Reporting at the time of his death stated that under the terms of the donation of his diary to Washington State University, the diary may not be read or subjected to an exact word count until 50 years from his death (i.e. in 2057). Shields said that it may not be read until both he and his wife died; she died in 2024 and the university began cataloging the collection that year. However, many excerpts have appeared, including the following:

- July 25, 1993
7 am: "I cleaned out the tub and scraped my feet with my fingernails to remove layers of dead skin."
7.05 am: "Passed a large, firm stool, and a pint of urine. Used five sheets of paper."
- April 18, 1994
6:30–6:35: "I put in the oven two Stouffer's macaroni and cheese at 350°."
6:35–6:50: "I was at the keyboard of the IBM Wheelwriter making entries for the diary."
6.50–7.30: "I ate the Stouffer's macaroni and cheese and Cornelia ate the other one. Grace decided she didn't want one."

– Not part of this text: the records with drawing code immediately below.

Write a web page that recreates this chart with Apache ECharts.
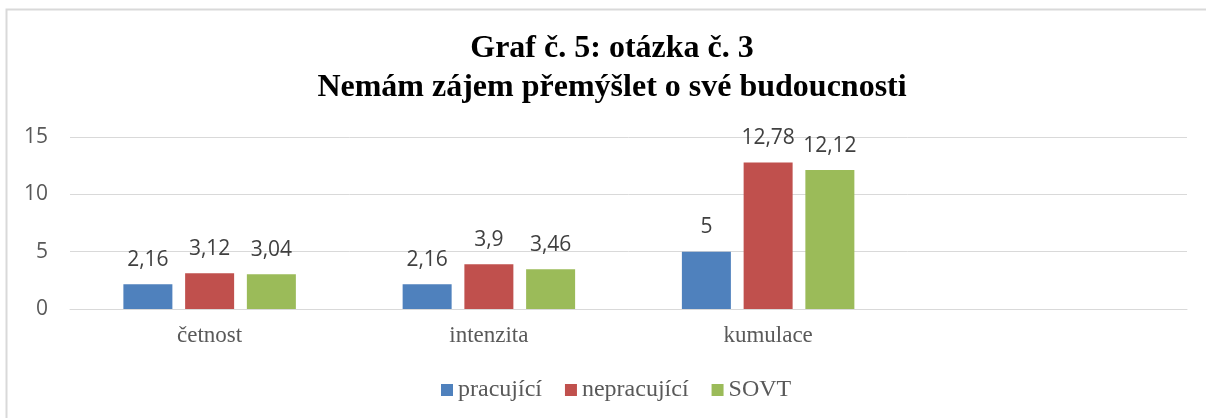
<!DOCTYPE html>
<html>
<head>
<meta charset="utf-8">
<script src="https://cdn.jsdelivr.net/npm/echarts@6/dist/echarts.min.js"></script>
<style>
html, body { margin: 0; padding: 0; background: #fff; }
#chart { width: 1206px; height: 418px; }
</style>
</head>
<body>
<div id="chart"></div>
<script>
// Graf č. 5: otázka č. 3
var categories = ['četnost', 'intenzita', 'kumulace', ''];
var pracujici = [2.16, 2.16, 5];
var nepracujici = [3.12, 3.9, 12.78];
var sovt = [3.04, 3.46, 12.12];
var seriesNames = ['pracující', 'nepracující', 'SOVT'];
var seriesColors = ['#4F81BD', '#C0504D', '#9BBB59'];

var chartInstance = echarts.init(document.getElementById('chart'));

function makeSeries(name, data, color){
    return {
        name: name,
        type: 'bar',
        data: data,
        barWidth: 49,
        barGap: '26%',
        itemStyle: { color: color },
        label: {
            show: true,
            position: 'top',
            distance: 14,
            color: '#404040',
            fontFamily: 'Open Sans',
            fontSize: 21,
            lineHeight: 21,
            formatter: function(p){ return String(p.value).replace('.', ','); }
        }
    };
}

var option = {
    animation: false,
    backgroundColor: '#fff',
    title: {
        text: 'Graf č. 5: otázka č. 3\nNemám zájem přemýšlet o své budoucnosti',
        left: 607,
        top: 24,
        textAlign: 'center',
        textStyle: {
            fontFamily: 'Liberation Serif',
            fontWeight: 'bold',
            fontSize: 32,
            lineHeight: 39,
            color: '#000'
        }
    },
    graphic: [{
        type: 'rect',
        shape: { x: 6.5, y: 9.5, width: 1220, height: 440 },
        style: { fill: 'none', stroke: '#d9d9d9', lineWidth: 2 },
        silent: true
    }],
    legend: {
        data: seriesNames,
        left: 436,
        top: 373,
        icon: 'rect',
        itemWidth: 12,
        itemHeight: 12,
        itemGap: 23,
        textStyle: {
            fontFamily: 'Liberation Serif',
            fontSize: 24,
            lineHeight: 22,
            color: '#595959'
        }
    },
    grid: {
        left: 70,
        right: 19,
        top: 137,
        bottom: 109
    },
    xAxis: {
        type: 'category',
        data: categories,
        axisLine: { lineStyle: { color: '#d9d9d9', width: 1 } },
        axisTick: { show: false },
        axisLabel: {
            margin: 16,
            fontFamily: 'Liberation Serif',
            fontSize: 23,
            lineHeight: 22,
            color: '#595959'
        }
    },
    yAxis: {
        type: 'value',
        min: 0,
        max: 15,
        interval: 5,
        axisLine: { show: false },
        axisTick: { show: false },
        axisLabel: {
            margin: 22,
            fontFamily: 'Open Sans',
            fontSize: 21,
            color: '#595959'
        },
        splitLine: { lineStyle: { color: '#d9d9d9', width: 1 } }
    },
    series: [
        makeSeries(seriesNames[0], pracujici, seriesColors[0]),
        makeSeries(seriesNames[1], nepracujici, seriesColors[1]),
        makeSeries(seriesNames[2], sovt, seriesColors[2])
    ]
};
chartInstance.setOption(option, true);
</script>
</body>
</html>
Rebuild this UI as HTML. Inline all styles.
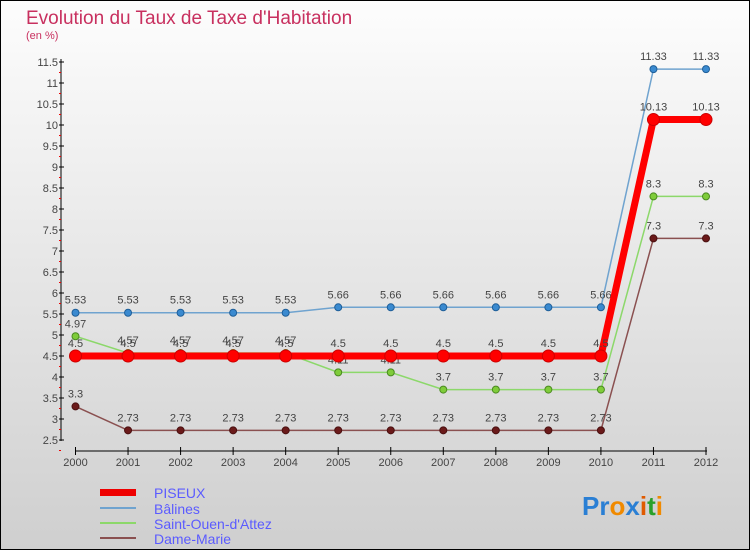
<!DOCTYPE html>
<html><head><meta charset="utf-8"><style>
body{margin:0}
svg text{font-family:"Liberation Sans",sans-serif}
</style></head><body>
<svg id="c" width="750" height="550" xmlns="http://www.w3.org/2000/svg">
<defs><linearGradient id="bg" x1="0" y1="0" x2="0" y2="1"><stop offset="0" stop-color="#fdfdfd"/><stop offset="1" stop-color="#cfcfcf"/></linearGradient></defs>
<rect x="0.5" y="0.5" width="749" height="549" fill="url(#bg)" stroke="#000"/>
<text x="26" y="24" font-size="19" fill="#c8305f">Evolution du Taux de Taxe d'Habitation</text>
<text x="26" y="39" font-size="11" fill="#c8305f">(en %)</text>
<g id="axes"></g><g id="series"></g>
<g>
<rect x="100" y="489" width="36" height="7" fill="#e00"/>
<line x1="100" y1="508" x2="136" y2="508" stroke="#6fa3cf" stroke-width="2"/>
<line x1="100" y1="523" x2="136" y2="523" stroke="#8cd86a" stroke-width="2"/>
<line x1="100" y1="538" x2="136" y2="538" stroke="#8a5050" stroke-width="2"/>
<text x="154" y="498" font-size="14" fill="#5b5bff">PISEUX</text>
<text x="154" y="514" font-size="14" fill="#5b5bff">Bâlines</text>
<text x="154" y="529" font-size="14" fill="#5b5bff">Saint-Ouen-d'Attez</text>
<text x="154" y="544" font-size="14" fill="#5b5bff">Dame-Marie</text>
</g>
<text x="582" y="515" font-size="26" font-weight="bold"><tspan fill="#2a7fd4">Pr</tspan><tspan fill="#f08a00">o</tspan><tspan fill="#2a7fd4">x</tspan><tspan fill="#e05a00">i</tspan><tspan fill="#2aa02a">t</tspan><tspan fill="#f08a00">i</tspan></text>
</svg>
<script>
const years=[2000,2001,2002,2003,2004,2005,2006,2007,2008,2009,2010,2011,2012];
const yTicks=[2.5,3,3.5,4,4.5,5,5.5,6,6.5,7,7.5,8,8.5,9,9.5,10,10.5,11,11.5];
const piseux=[4.5,4.5,4.5,4.5,4.5,4.5,4.5,4.5,4.5,4.5,4.5,10.13,10.13];
const balines=[5.53,5.53,5.53,5.53,5.53,5.66,5.66,5.66,5.66,5.66,5.66,11.33,11.33];
const saintOuen=[4.97,4.57,4.57,4.57,4.57,4.11,4.11,3.7,3.7,3.7,3.7,8.3,8.3];
const dameMarie=[3.3,2.73,2.73,2.73,2.73,2.73,2.73,2.73,2.73,2.73,2.73,7.3,7.3];
const NS="http://www.w3.org/2000/svg";
const X=i=>75.5+i*(706-75.5)/12;
const Y=v=>440-(v-2.5)*42;
function mk(t,a,p){const e=document.createElementNS(NS,t);for(const k in a)e.setAttribute(k,a[k]);p.appendChild(e);return e;}
const ax=document.getElementById('axes');
let yl=mk('line',{x1:61,y1:59,x2:61,y2:441,stroke:'#000'},ax);


let xl=mk('line',{x1:75,y1:451,x2:707,y2:451,stroke:'#000'},ax);


yTicks.forEach(v=>{const y=Y(v);mk('line',{x1:59,y1:y,x2:64,y2:y,stroke:'#000'},ax);
mk('line',{x1:59,y1:y+10.5,x2:61,y2:y+10.5,stroke:'#e00'},ax);
const t=mk('text',{x:58,y:y+4,'font-size':11,fill:'#444','text-anchor':'end'},ax);t.textContent=String(v);

});
years.forEach((yr,i)=>{const x=X(i);mk('line',{x1:x,y1:447,x2:x,y2:455,stroke:'#000'},ax);
const t=mk('text',{x:x,y:466,'font-size':11,fill:'#444','text-anchor':'middle'},ax);t.textContent=yr;

});
const sg=document.getElementById('series');
function draw(vals,name,color,w,r,dot,stroke){const g=mk('g',{},sg);


mk('polyline',{points:vals.map((v,i)=>X(i)+','+Y(v)).join(' '),fill:'none',stroke:color,'stroke-width':w,'stroke-linejoin':'round'},g);
vals.forEach((v,i)=>{const c=mk('circle',{cx:X(i),cy:Y(v),r:r,fill:dot,stroke:stroke,'stroke-width':1},g);


const t=mk('text',{x:X(i),y:Y(v)-9,'font-size':11,fill:'#444','text-anchor':'middle'},g);t.textContent=String(v);});}
draw(dameMarie,'dame-marie-series','#8a5050',1.5,3.5,'#6b1a1a','#4a1010');
draw(saintOuen,'saint-ouen-series','#8cd86a',1.5,3.5,'#7fcc3a','#4a8a20');
draw(balines,'balines-series','#6fa3cf',1.5,3.5,'#3a8ad0','#1f5f99');
draw(piseux,'piseux-series','#f00',7,6,'#f00','#c00');
</script>
</body></html>
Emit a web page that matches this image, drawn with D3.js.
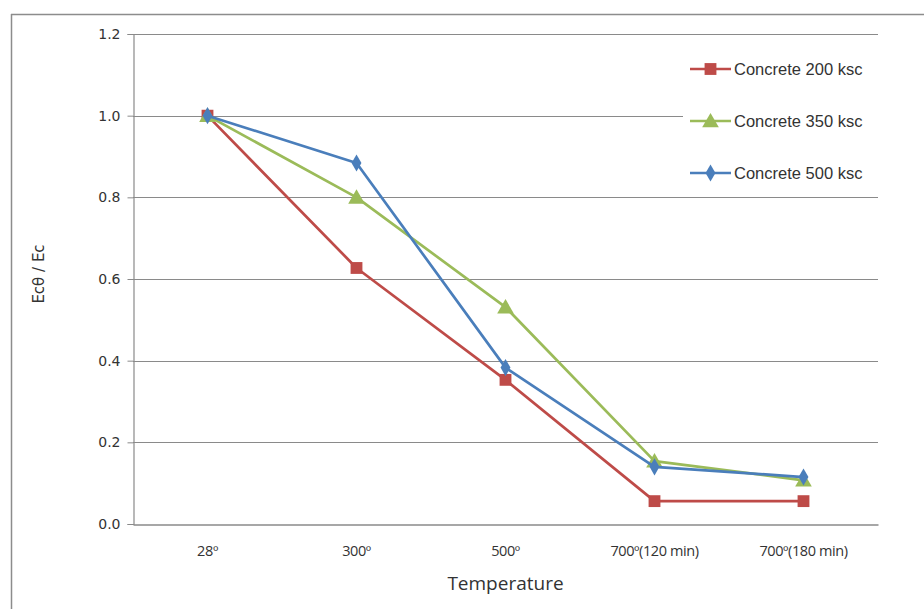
<!DOCTYPE html>
<html>
<head>
<meta charset="utf-8">
<script src="https://cdn.jsdelivr.net/npm/d3@7"></script>
<style>
  html, body { margin: 0; padding: 0; background: #fff; }
  svg { display: block; }
</style>
</head>
<body>
<svg id="chart" width="924" height="609"></svg>
<script>
// Elastic modulus ratio Ecθ/Ec after exposure to high temperature
const categories = ["28º", "300º", "500º", "700º(120 min)", "700º(180 min)"];
const yTicks = [0.0, 0.2, 0.4, 0.6, 0.8, 1.0, 1.2];
const seriesNames = ["Concrete 200 ksc", "Concrete 350 ksc", "Concrete 500 ksc"];
const concrete200 = [1.0, 0.627, 0.353, 0.056, 0.056];
const concrete350 = [1.0, 0.80, 0.531, 0.154, 0.107];
const concrete500 = [1.0, 0.884, 0.383, 0.140, 0.115];
const seriesColors = ["#BE4B48", "#9BBB59", "#4A7EBB"];
const markerTypes = [d3.symbolSquare, d3.symbolTriangle, d3.symbolDiamond];

const series = seriesNames.map((name, i) => ({
  name,
  values: [concrete200, concrete350, concrete500][i],
  color: seriesColors[i],
  symbol: markerTypes[i]
}));

const svg = d3.select("#chart");
const plot = { left: 133, right: 878, top: 34, bottom: 524 };

// chart frame
svg.append("line").attr("x1", 11).attr("x2", 924).attr("y1", 14.5).attr("y2", 14.5)
  .attr("stroke", "#8c8c8c").attr("stroke-width", 1.5);
svg.append("line").attr("x1", 11.5).attr("x2", 11.5).attr("y1", 14).attr("y2", 609)
  .attr("stroke", "#8c8c8c").attr("stroke-width", 1.5);

const x = d3.scaleBand().domain(categories).range([plot.left, plot.right]);
const y = d3.scaleLinear().domain([0, 1.2]).range([plot.bottom, plot.top]);

// horizontal gridlines
svg.append("g")
  .selectAll("line")
  .data(yTicks.filter(t => t > 0))
  .join("line")
  .attr("x1", plot.left).attr("x2", plot.right)
  .attr("y1", d => Math.round(y(d)) + 0.5).attr("y2", d => Math.round(y(d)) + 0.5)
  .attr("stroke", "#8a8a8a").attr("stroke-width", 1.2);

// y axis
const yAxis = svg.append("g")
  .attr("transform", `translate(${plot.left + 0.5},0)`)
  .call(d3.axisLeft(y).tickValues(yTicks).tickFormat(d3.format(".1f")).tickSize(6).tickPadding(7));
yAxis.select(".domain").attr("stroke", "#8a8a8a").attr("stroke-width", 1.2);
yAxis.selectAll(".tick line").attr("stroke", "#8a8a8a");
yAxis.selectAll(".tick text")
  .attr("fill", "#333").attr("font-family", "DejaVu Sans, sans-serif").attr("font-size", 14);

// x axis
const xAxis = svg.append("g")
  .attr("transform", `translate(0,${plot.bottom + 0.5})`)
  .call(d3.axisBottom(x).tickSize(0).tickPadding(21));
xAxis.select(".domain").attr("stroke", "#8a8a8a").attr("stroke-width", 1.5);
xAxis.selectAll(".tick text")
  .attr("fill", "#333").attr("font-family", "Open Sans, sans-serif").attr("font-size", 14.5)
  .attr("letter-spacing", "-0.4px");

// axis titles
svg.append("text")
  .attr("x", x("500º") + x.bandwidth() / 2).attr("y", 590)
  .attr("text-anchor", "middle")
  .attr("font-family", "Open Sans, sans-serif").attr("font-size", 19)
  .attr("fill", "#333").text("Temperature");
svg.append("text")
  .attr("transform", `translate(44,274) rotate(-90)`)
  .attr("text-anchor", "middle")
  .attr("font-family", "DejaVu Sans, sans-serif").attr("font-size", 15)
  .attr("fill", "#333").text("Ecθ / Ec");

// legend background covers part of the gridlines
const legend = svg.append("g");
legend.append("rect").attr("x", 683).attr("y", 44).attr("width", 195).attr("height", 150)
  .attr("fill", "#fff");

// series lines and markers
const line = d3.line()
  .x((d, i) => x(categories[i]) + x.bandwidth() / 2)
  .y(d => y(d));

const markerSize = [140, 120, 85];
series.forEach((s, k) => {
  const g = svg.append("g");
  g.append("path").datum(s.values)
    .attr("d", line).attr("fill", "none")
    .attr("stroke", s.color).attr("stroke-width", 2.7).attr("stroke-linejoin", "round");
  g.selectAll("path.m").data(s.values).join("path")
    .attr("class", "m")
    .attr("transform", (d, i) => `translate(${x(categories[i]) + x.bandwidth() / 2},${y(d) + (k === 1 ? 1.5 : 0)})`)
    .attr("d", d3.symbol().type(s.symbol).size(markerSize[k]))
    .attr("fill", s.color);
});

// legend entries
const legendY = [69, 121, 173];
series.forEach((s, k) => {
  const g = legend.append("g").attr("transform", `translate(0,${legendY[k]})`);
  g.append("line").attr("x1", 690).attr("x2", 731).attr("y1", 0).attr("y2", 0)
    .attr("stroke", s.color).attr("stroke-width", 2.7);
  g.append("path").attr("transform", `translate(710.5,${k === 1 ? 1.5 : 0})`)
    .attr("d", d3.symbol().type(s.symbol).size(markerSize[k])).attr("fill", s.color);
  g.append("text").attr("x", 734).attr("y", 5.5)
    .attr("font-family", "Liberation Sans, Arial, sans-serif").attr("font-size", 16.5)
    .attr("fill", "#333").text(s.name);
});
</script>
</body>
</html>
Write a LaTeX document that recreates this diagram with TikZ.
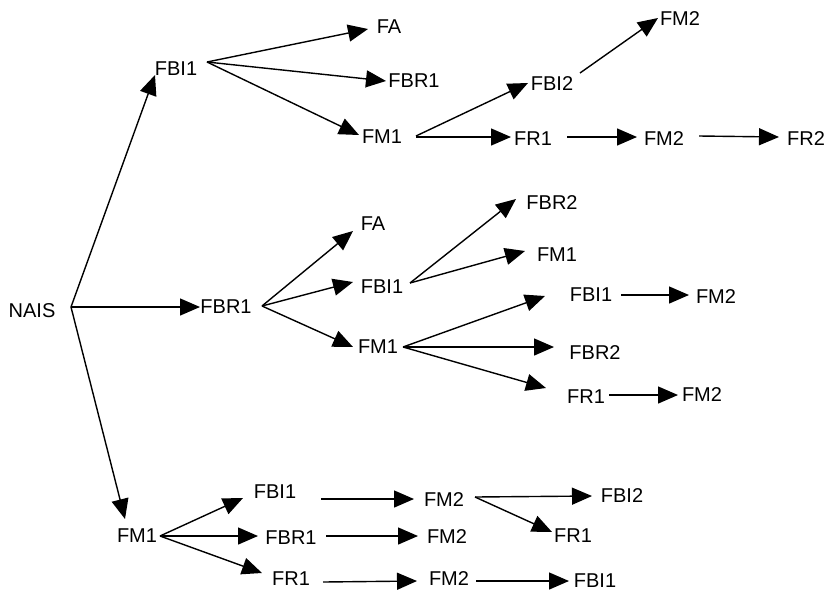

7.30–7.35: "We changed the light over the back stoop since the bulb had burnt out."
- April 30, 1994
11:00–11:30: "I picked over parts of Newsweek and Time and Harvard magazine and reread them while I ate about a dozen leftover fish sticks. (Cold.)"
- August 21, 1994
2:25–2:35: "I checked on whether our county tax payment had been received. It had."
- August 13, 1995
8.45 am: "I shaved twice with the Gillette Sensor blade [and] shaved my neck behind both ears, and crossways of my cheeks, too."